How to Avoid Heat Exhaustion During Summer Workouts

How to Avoid Heat Exhaustion During Summer Workouts

Now that the warm weather is finally here, people are going to do a lot more exercising outside. And while many workouts took place in the controlled environment of a gym over the winter, the summer heat brings a whole new set of dangers. Over 7,200 heat-related deaths occurred in the United States from 1999-2009, according to the Centers for Disease Control and Prevention (CDC). People need to be prepared for the heat, especially when participating in a vigorous activity.

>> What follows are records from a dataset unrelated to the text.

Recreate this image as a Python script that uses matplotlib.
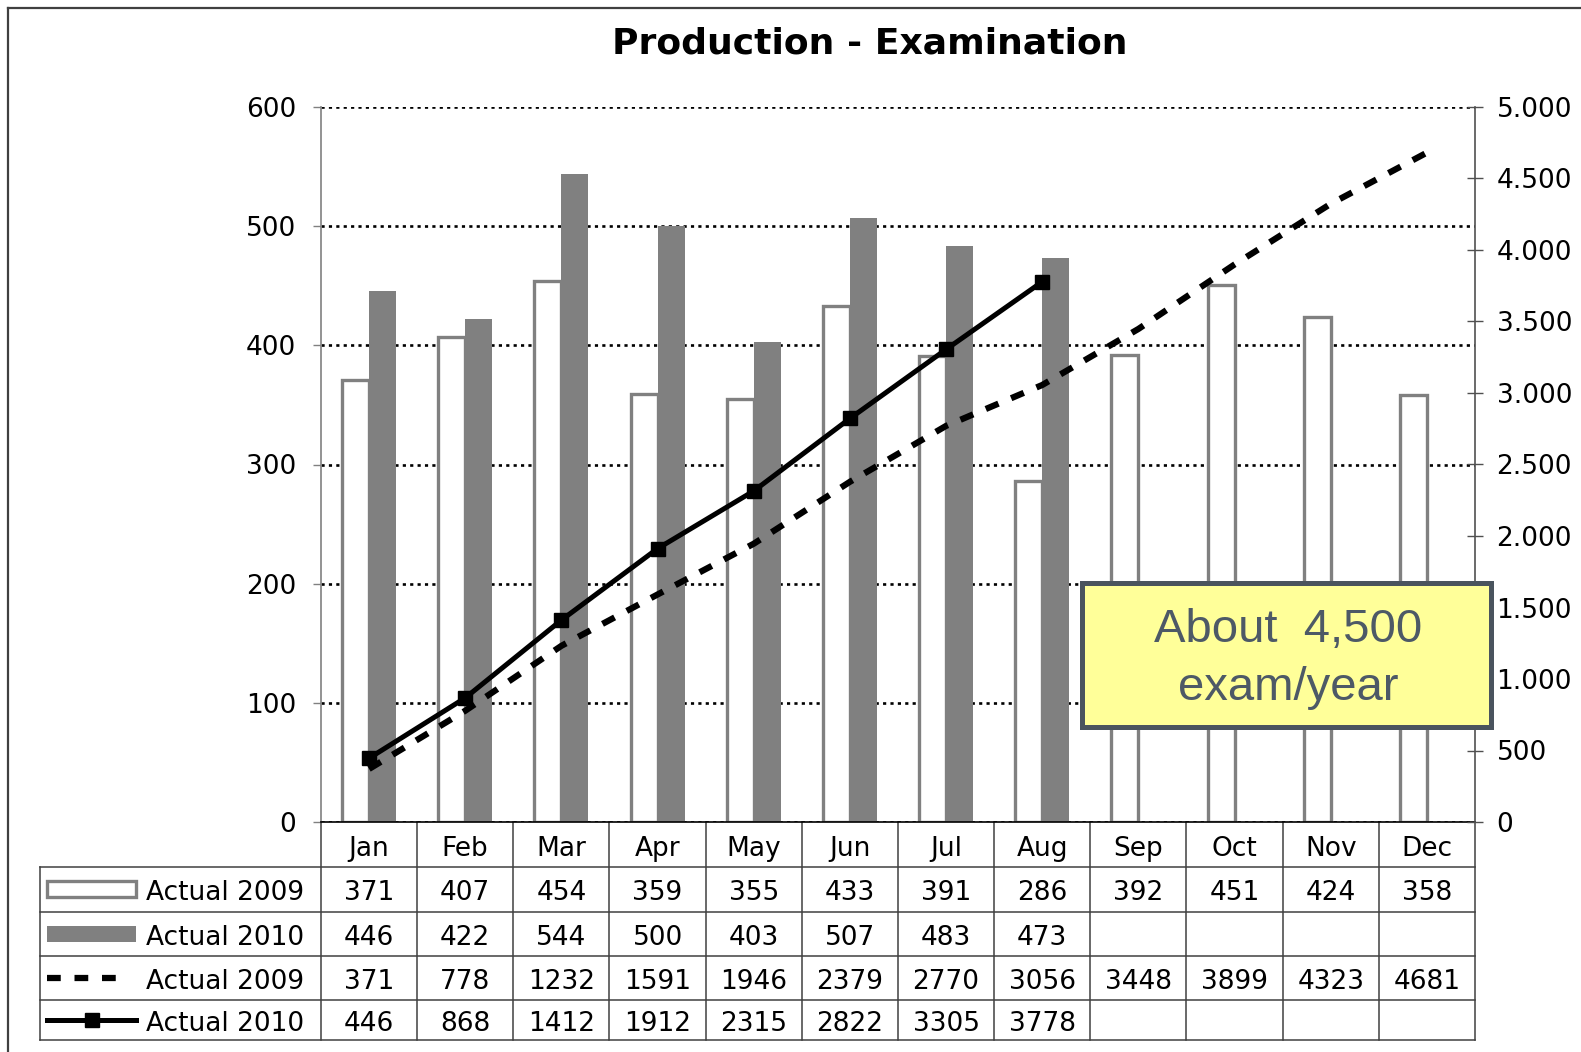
import numpy as np
import matplotlib
matplotlib.use('Agg')
import matplotlib.pyplot as plt
from matplotlib.patches import Rectangle
from matplotlib.lines import Line2D
from matplotlib.ticker import FuncFormatter
from matplotlib.transforms import blended_transform_factory

# data
months = ['Jan', 'Feb', 'Mar', 'Apr', 'May', 'Jun', 'Jul', 'Aug', 'Sep', 'Oct', 'Nov', 'Dec']
act2009 = [371, 407, 454, 359, 355, 433, 391, 286, 392, 451, 424, 358]
act2010 = [446, 422, 544, 500, 403, 507, 483, 473]
cum2009 = [371, 778, 1232, 1591, 1946, 2379, 2770, 3056, 3448, 3899, 4323, 4681]
cum2010 = [446, 868, 1412, 1912, 2315, 2822, 3305, 3778]
row_labels = ['Actual 2009', 'Actual 2010', 'Actual 2009', 'Actual 2010']

W, H = 1581, 1052
fig = plt.figure(figsize=(W / 100, H / 100), dpi=100)
ax = fig.add_axes([321 / W, 1 - 822 / H, 1154 / W, 715 / H])

gray = '#808080'
x = np.arange(len(months))
x10 = np.arange(len(act2010))

#bars
ax.bar(x - 0.14, act2009, 0.28, color='white', edgecolor=gray, linewidth=2.4, zorder=2)
ax.bar(x10 + 0.14, act2010, 0.28, color=gray, zorder=2)
ax.set_xlim(-0.5, 11.5)
ax.set_ylim(0, 600)
ax.set_yticks(range(0, 601, 100))
ax.grid(axis='y', color='black', linestyle=(0, (1.2, 1.6)), linewidth=1.9)
ax.set_axisbelow(True)
ax.set_xticks([])
ax.spines['top'].set_visible(False)
ax.spines['right'].set_visible(False)
ax.spines['left'].set_color(gray)
ax.spines['left'].set_linewidth(1.2)
ax.spines['bottom'].set_color('black')
ax.spines['bottom'].set_linewidth(1.2)
ax.tick_params(axis='y', labelsize=19, length=6, width=1, color=gray, pad=12)

#cumulative lines on right axis
ax2 = ax.twinx()
ax2.set_ylim(0, 5000)
ax2.set_yticks(range(0, 5001, 500))
ax2.yaxis.set_major_formatter(FuncFormatter(lambda v, p: f'{int(v):,}'.replace(',', '.')))
ax2.plot(x, cum2009, color='black', lw=4.5, linestyle=(0, (2.2, 2.2)), zorder=3)
ax2.plot(x10, cum2010, color='black', lw=3.6, marker='s', markersize=10, zorder=4)
for s in ['top', 'left', 'bottom']:
    ax2.spines[s].set_visible(False)
ax2.spines['right'].set_color('#505050')
ax2.spines['right'].set_linewidth(1.2)
ax2.tick_params(axis='y', labelsize=19, direction='inout', length=11, width=1, color='#505050', pad=10)

#data table under the plot
rows_y = [0, -45 / 715, -89.5 / 715, -134 / 715, -178 / 715, -218 / 715]
tr = blended_transform_factory(ax.transData, ax.transAxes)
line_c = '#404040'
leg_left = (40 - 321) / 1154
for yy in rows_y[1:]:
    ax.add_line(Line2D([leg_left, 1], [yy, yy], transform=ax.transAxes, color=line_c, lw=1.1, clip_on=False))
ax.add_line(Line2D([leg_left, leg_left], [rows_y[1], rows_y[-1]], transform=ax.transAxes,
                   color=line_c, lw=1.1, clip_on=False))
for b in np.arange(-0.5, 12, 1):
    ax.add_line(Line2D([b, b], [0, rows_y[-1]], transform=tr, color=line_c, lw=1.1, clip_on=False))

def mid(i):
    return (rows_y[i] + rows_y[i + 1]) / 2

dy = -4 / 715  # text sits a little low in the cells
for i, m in enumerate(months):
    ax.text(i, mid(0) + dy, m, transform=tr, ha='center', va='center', fontsize=19)
table_rows = [act2009, act2010, cum2009, cum2010]
for r, vals in enumerate(table_rows):
    for i, v in enumerate(vals):
        ax.text(i, mid(r + 1) + dy, str(v), transform=tr, ha='center', va='center', fontsize=19)
    ax.text((146 - 321) / 1154, mid(r + 1) + dy, row_labels[r], transform=ax.transAxes,
            ha='left', va='center', fontsize=19)

#legend keys
k0, k1 = (47 - 321) / 1154, (136 - 321) / 1154
kh = 16 / 715
ax.add_patch(Rectangle((k0, mid(1) - kh / 2), k1 - k0, kh, transform=ax.transAxes,
                       facecolor='white', edgecolor=gray, lw=2.4, clip_on=False))
ax.add_patch(Rectangle((k0, mid(2) - kh / 2), k1 - k0, kh, transform=ax.transAxes,
                       facecolor=gray, edgecolor='none', clip_on=False))
ax.add_line(Line2D([k0, (126 - 321) / 1154], [mid(3), mid(3)], transform=ax.transAxes, color='black',
                   lw=4.5, linestyle=(0, (2.2, 2.2)), clip_on=False))
ax.add_line(Line2D([k0, k1], [mid(4), mid(4)], transform=ax.transAxes, color='black', lw=3.6,
                   clip_on=False))
ax.add_line(Line2D([(k0 + k1) / 2], [mid(4)], transform=ax.transAxes, color='black', marker='s',
                   markersize=10, clip_on=False))

#title
fig.text(870 / W, 1 - 44 / H, 'Production - Examination', ha='center', va='center',
         fontsize=26, fontweight='bold')

#callout box
box = Rectangle((1082 / W, 1 - 727 / H), 409 / W, 144 / H, transform=fig.transFigure,
                facecolor='#ffff99', edgecolor='#4a545e', lw=3.6, zorder=5)
fig.add_artist(box)
fig.text(1288 / W, 1 - 630 / H, 'About  4,500', ha='center', va='center', fontsize=34,
         family='Liberation Sans', color='#4d5966', zorder=6)
fig.text(1288 / W, 1 - 688 / H, 'exam/year', ha='center', va='center', fontsize=34,
         family='Liberation Sans', color='#4d5966', zorder=6)

#outer frame
fig.add_artist(Line2D([8 / W, 1], [1 - 8 / H, 1 - 8 / H], transform=fig.transFigure, color='#404040', lw=1.6))
fig.add_artist(Line2D([8 / W, 8 / W], [0, 1 - 8 / H], transform=fig.transFigure, color='#404040', lw=1.6))

plt.savefig('out.png', dpi=100)
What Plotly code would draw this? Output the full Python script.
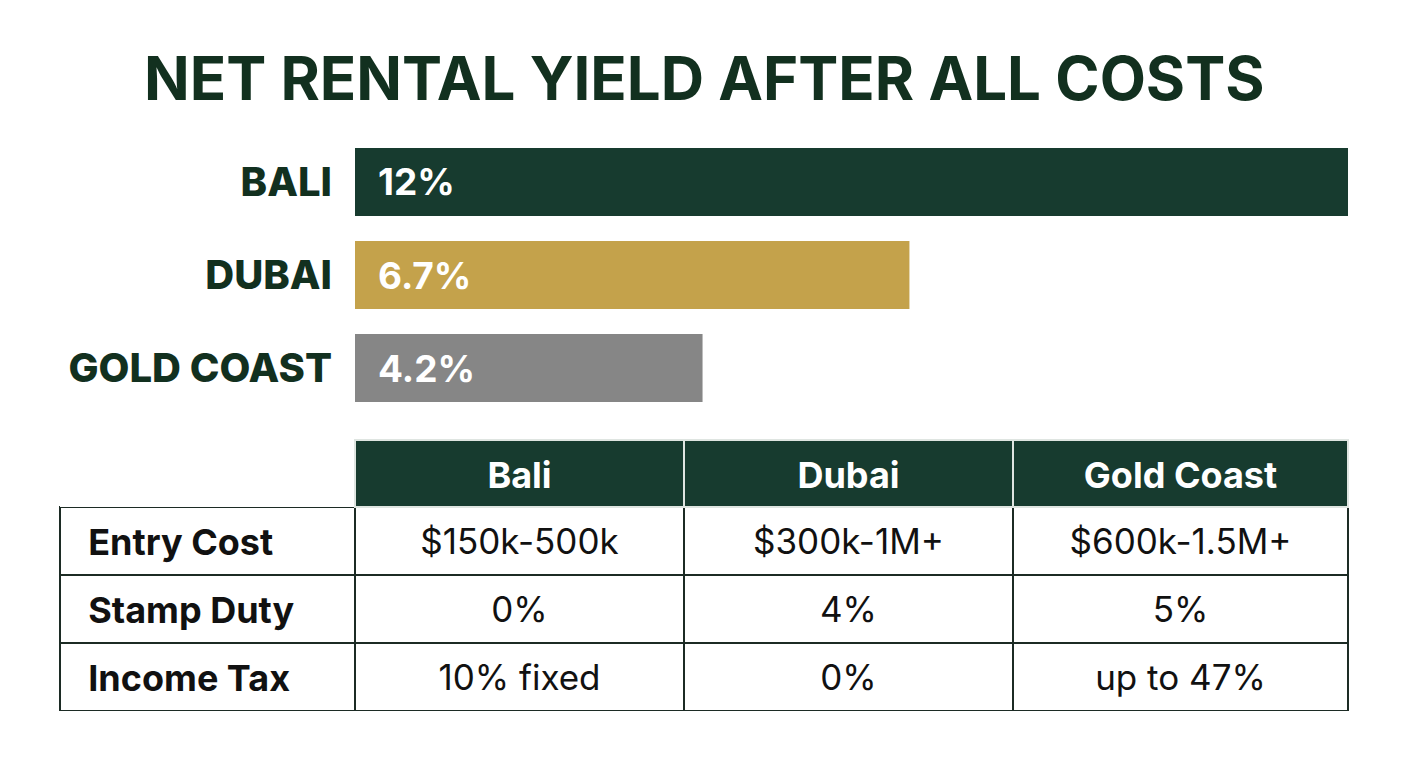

Your body is already under a lot of stress when you are working out – and heat puts extra stress on your body. Your heart rate will get faster, and your body temperature will likely be higher. Your body’s natural cooling systems will be overrun by the extreme heat, and won’t be able to get the job done with a little help. Some dangers of working out in the heat include heat cramps, heat exhaustion, and heat stroke. There are precautions we can take to avoid these dangers, however, and still get in a great workout. Don’t skip any of these tips the next time you are working out in the heat.

1. Drink lots of fluids

One of the most important things to be done when working out in the heat is to drink plenty of fluids, even if you don’t feel thirsty. You are going to sweat a lot in the heat, and you may not feel thirsty despite the amount of fluid you are losing through sweat. One great way to check your dehydration is to look at your urine. The darker your urine, the more dehydrated you are. If you have light to clear urine, it means you have the right amount of fluids.

2. Know the symptoms

It is important to know the symptoms of heat illness so you can stop your vigorous activity before it is too late. Muscle cramps, nausea, headache, fatigue, dizziness, lightheadedness, and profuse sweating are all signs that your body temperature is too high. You should immediately stop what you are doing and get out of the heat and drink some water. Place a wet towel or ice pack on your neck, forehead and under arms to cool your body down.

3. Amend your schedule

If it is going to be extremely hot in the afternoon, be smart and move your workout to a cooler part of the day, either the morning or evening. There is no need to risk injury when you can simply shift your workout earlier or even indoors.

4. Dress for safety

Avoid dark colors on hot days that will absorb heat. And don’t wear clothes that are too tight, as it could hinder the body’s ability to cool itself by sticking to your skin. Also wear sunscreen as a sunburn could also prevent your body from cooling itself down.

No workout is worth heat illness. Be sure to practice safety when exercising in the heat.